PROBLEM REQUIREMENTS – Look at the data below and print exactly the lines from its first line through the line with "return '10<sup>%s</sup>' %"; the pictures stay out of the copy.

--- Start ---

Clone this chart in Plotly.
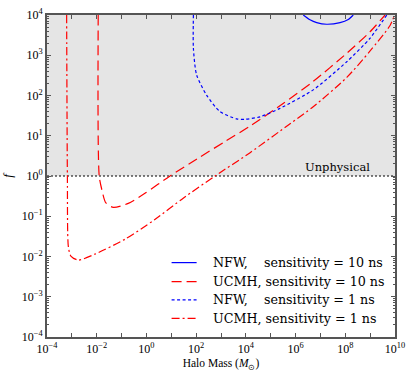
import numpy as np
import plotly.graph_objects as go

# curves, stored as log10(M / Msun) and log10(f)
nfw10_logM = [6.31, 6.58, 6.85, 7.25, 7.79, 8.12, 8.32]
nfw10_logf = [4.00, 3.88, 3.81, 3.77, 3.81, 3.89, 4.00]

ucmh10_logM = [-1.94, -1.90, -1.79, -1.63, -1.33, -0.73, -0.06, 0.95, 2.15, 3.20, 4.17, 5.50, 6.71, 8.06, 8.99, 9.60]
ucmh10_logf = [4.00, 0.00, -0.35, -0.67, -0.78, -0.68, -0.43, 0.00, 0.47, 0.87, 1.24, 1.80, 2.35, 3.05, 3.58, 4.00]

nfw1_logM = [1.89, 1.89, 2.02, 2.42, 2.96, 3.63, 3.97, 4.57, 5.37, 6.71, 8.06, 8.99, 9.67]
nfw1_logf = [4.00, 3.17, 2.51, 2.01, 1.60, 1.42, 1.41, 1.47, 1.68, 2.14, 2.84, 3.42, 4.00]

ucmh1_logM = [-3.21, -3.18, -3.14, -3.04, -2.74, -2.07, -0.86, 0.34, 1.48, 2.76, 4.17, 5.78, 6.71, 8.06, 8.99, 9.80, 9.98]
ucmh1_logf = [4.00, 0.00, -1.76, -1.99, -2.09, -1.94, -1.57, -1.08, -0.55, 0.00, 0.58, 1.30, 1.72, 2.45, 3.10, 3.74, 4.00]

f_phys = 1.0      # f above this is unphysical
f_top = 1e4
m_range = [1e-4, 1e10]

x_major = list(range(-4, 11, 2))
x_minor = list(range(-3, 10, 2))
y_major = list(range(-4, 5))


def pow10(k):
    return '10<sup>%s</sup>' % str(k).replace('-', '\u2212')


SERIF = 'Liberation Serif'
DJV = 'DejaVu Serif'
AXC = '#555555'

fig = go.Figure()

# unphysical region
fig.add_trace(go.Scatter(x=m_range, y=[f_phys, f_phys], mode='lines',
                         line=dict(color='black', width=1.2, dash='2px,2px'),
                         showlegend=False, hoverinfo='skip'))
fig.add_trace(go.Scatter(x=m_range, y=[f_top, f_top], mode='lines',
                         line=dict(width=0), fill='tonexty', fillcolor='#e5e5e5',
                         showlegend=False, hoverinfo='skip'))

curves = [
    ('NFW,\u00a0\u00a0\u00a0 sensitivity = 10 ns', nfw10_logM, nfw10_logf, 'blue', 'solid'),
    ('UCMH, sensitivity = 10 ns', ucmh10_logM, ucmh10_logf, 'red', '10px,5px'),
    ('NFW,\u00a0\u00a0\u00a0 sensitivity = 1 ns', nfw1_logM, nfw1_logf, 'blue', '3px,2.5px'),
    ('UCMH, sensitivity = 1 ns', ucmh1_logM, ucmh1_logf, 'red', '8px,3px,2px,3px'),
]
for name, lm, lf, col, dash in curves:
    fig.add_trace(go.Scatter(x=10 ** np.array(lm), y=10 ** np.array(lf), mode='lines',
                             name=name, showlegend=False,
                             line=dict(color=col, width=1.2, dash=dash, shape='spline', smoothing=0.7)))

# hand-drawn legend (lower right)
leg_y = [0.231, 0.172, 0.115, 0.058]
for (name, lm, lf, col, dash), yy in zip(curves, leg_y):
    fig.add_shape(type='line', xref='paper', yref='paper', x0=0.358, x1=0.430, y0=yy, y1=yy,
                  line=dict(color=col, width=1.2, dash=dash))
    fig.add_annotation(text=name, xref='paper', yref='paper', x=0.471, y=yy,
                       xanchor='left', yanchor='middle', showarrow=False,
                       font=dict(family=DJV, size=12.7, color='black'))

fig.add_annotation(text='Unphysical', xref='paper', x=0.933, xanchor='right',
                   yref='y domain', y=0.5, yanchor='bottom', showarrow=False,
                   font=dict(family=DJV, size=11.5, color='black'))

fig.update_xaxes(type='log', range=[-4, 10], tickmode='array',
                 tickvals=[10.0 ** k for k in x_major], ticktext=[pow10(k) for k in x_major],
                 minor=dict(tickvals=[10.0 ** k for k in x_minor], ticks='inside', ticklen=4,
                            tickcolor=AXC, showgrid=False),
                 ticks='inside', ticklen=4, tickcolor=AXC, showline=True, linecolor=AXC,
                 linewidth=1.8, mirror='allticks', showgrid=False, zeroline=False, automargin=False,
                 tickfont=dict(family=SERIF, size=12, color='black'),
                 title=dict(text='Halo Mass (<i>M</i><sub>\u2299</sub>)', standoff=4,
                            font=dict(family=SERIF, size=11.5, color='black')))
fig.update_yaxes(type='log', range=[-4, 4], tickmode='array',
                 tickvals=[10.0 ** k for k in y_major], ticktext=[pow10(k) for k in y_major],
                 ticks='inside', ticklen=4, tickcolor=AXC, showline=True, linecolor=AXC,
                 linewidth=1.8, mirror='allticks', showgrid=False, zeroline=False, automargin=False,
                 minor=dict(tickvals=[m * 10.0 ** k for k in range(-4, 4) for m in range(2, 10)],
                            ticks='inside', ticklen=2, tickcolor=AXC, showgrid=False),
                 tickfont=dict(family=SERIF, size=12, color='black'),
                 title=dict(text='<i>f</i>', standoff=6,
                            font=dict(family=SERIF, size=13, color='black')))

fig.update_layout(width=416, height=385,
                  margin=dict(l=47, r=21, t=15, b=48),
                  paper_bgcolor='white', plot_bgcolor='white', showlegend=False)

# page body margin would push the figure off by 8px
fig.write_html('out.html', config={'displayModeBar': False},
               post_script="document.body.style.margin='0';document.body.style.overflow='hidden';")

--- End ---

EXERCISE OUTPUT –
Clone this chart in Plotly.
import numpy as np
import plotly.graph_objects as go

# curves, stored as log10(M / Msun) and log10(f)
nfw10_logM = [6.31, 6.58, 6.85, 7.25, 7.79, 8.12, 8.32]
nfw10_logf = [4.00, 3.88, 3.81, 3.77, 3.81, 3.89, 4.00]

ucmh10_logM = [-1.94, -1.90, -1.79, -1.63, -1.33, -0.73, -0.06, 0.95, 2.15, 3.20, 4.17, 5.50, 6.71, 8.06, 8.99, 9.60]
ucmh10_logf = [4.00, 0.00, -0.35, -0.67, -0.78, -0.68, -0.43, 0.00, 0.47, 0.87, 1.24, 1.80, 2.35, 3.05, 3.58, 4.00]

nfw1_logM = [1.89, 1.89, 2.02, 2.42, 2.96, 3.63, 3.97, 4.57, 5.37, 6.71, 8.06, 8.99, 9.67]
nfw1_logf = [4.00, 3.17, 2.51, 2.01, 1.60, 1.42, 1.41, 1.47, 1.68, 2.14, 2.84, 3.42, 4.00]

ucmh1_logM = [-3.21, -3.18, -3.14, -3.04, -2.74, -2.07, -0.86, 0.34, 1.48, 2.76, 4.17, 5.78, 6.71, 8.06, 8.99, 9.80, 9.98]
ucmh1_logf = [4.00, 0.00, -1.76, -1.99, -2.09, -1.94, -1.57, -1.08, -0.55, 0.00, 0.58, 1.30, 1.72, 2.45, 3.10, 3.74, 4.00]

f_phys = 1.0      # f above this is unphysical
f_top = 1e4
m_range = [1e-4, 1e10]

x_major = list(range(-4, 11, 2))
x_minor = list(range(-3, 10, 2))
y_major = list(range(-4, 5))


def pow10(k):
    return '10<sup>%s</sup>' % str(k).replace('-', '\u2212')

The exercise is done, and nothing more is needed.